Growing green - Caterpillars: Garden friend or enemy?It seems that those of us with gardens or flowers to keep luscious and healthy throughout the growing season are always dealing with some sort of garden pest. Why is it that the tastiest snack has to be the most gorgeous or best producing plant in the yard?
By: Janelle Lanoue, U of M Extension intern, Alexandria Echo Press
It seems that those of us with gardens or flowers to keep luscious and healthy throughout the growing season are always dealing with some sort of garden pest. Why is it that the tastiest snack has to be the most gorgeous or best producing plant in the yard?
Because we usually associate bugs with garden destruction, it seems as soon as we see one, we’re always eager to figure out how to get rid of it. What we do not consider is that some bugs are beneficial!
In the past couple of weeks, we have had several calls about caterpillars. These critters are large enough for us to see and can munch away an entire row of the garden in one afternoon. However, not all caterpillars are the same – some may be just friendly garden visitors! It is very important to know the difference between garden friends and enemies and the proper way to control the curious guests.
Caterpillars are actually immature moths and butterflies, which go through several stages of development (egg, larva/caterpillar and pupa) before the winged adults emerge. The larva/caterpillar stage of development is called the “feeding stage.” These critters are constantly munching on leaves and plants and grow very rapidly before entering the cocoon or pupa stage where they transform into their adult selves.
The most interesting critter sighting around the area this summer has been the white-lined sphinx moth. This moth is commonly misidentified as a hummingbird at first glance. They hover over flowers with a fast wing beat pattern, uncoil and inject their long sucking mouthparts into the nectarines of plants.
The caterpillars of the sphinx moths are extremely large. At maturity, the caterpillars measure about three inches in length. They are commonly green in color but, in rare occasions, may be black.
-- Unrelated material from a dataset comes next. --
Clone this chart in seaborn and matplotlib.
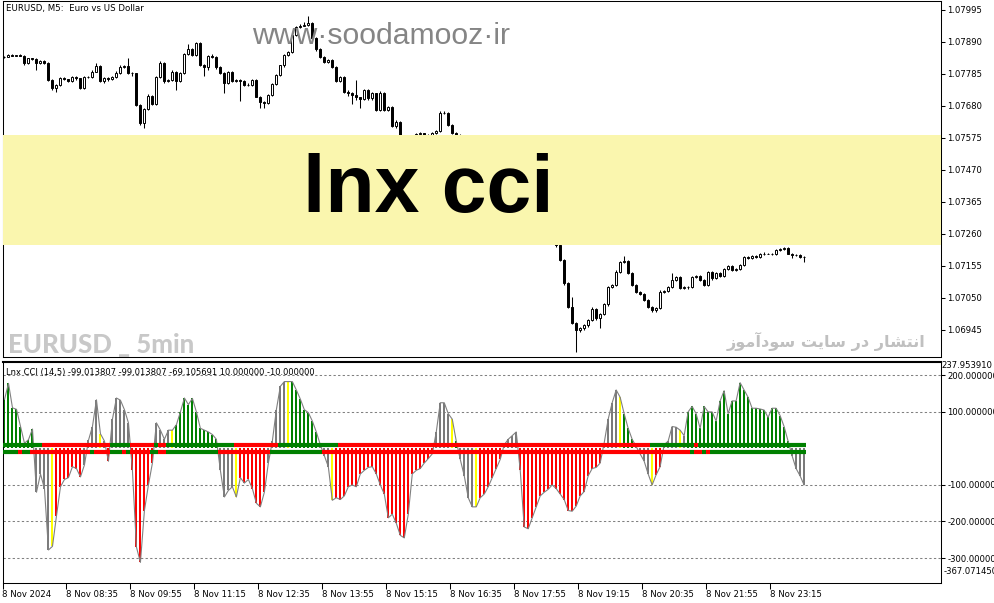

Though many caterpillars, including the white-lined sphinx, enjoy a snack full of green leaves and flowers, they rarely occur in large enough numbers to do any destruction.
Control of unwanted garden company seems to take priority over considering if it is just a friendly visitor. Most of the time, we just start spraying! Before you do anything about your caterpillars, you should answer a couple of questions:
--What kind of caterpillars do you have? Helpful caterpillar identification guides can be found at www.butterfliesandmoths.org/identification_tools.
--Are they doing any serious damage to your garden? If not, it is suggested to leave them be. The caterpillars will soon spin their cocoons and settle in. If they are munching away at your prize winning tomato plant, consider just picking them off and moving them onto something less valued.
--If they are damaging your harvest or seriously injuring ornamental plants, there are a couple of natural options available. You can buy a product called Bacillus thuringiensi – or BT. It’s a natural bacteria that is toxic to caterpillars, but does not affect any other insects, animals or humans. The one thing to consider about BT is that it kills all caterpillars. If you wish to just get rid of the destructive ones, consider picking them off and putting them into a bucket of soap and water. This way, you have more control over which caterpillars will be eliminated.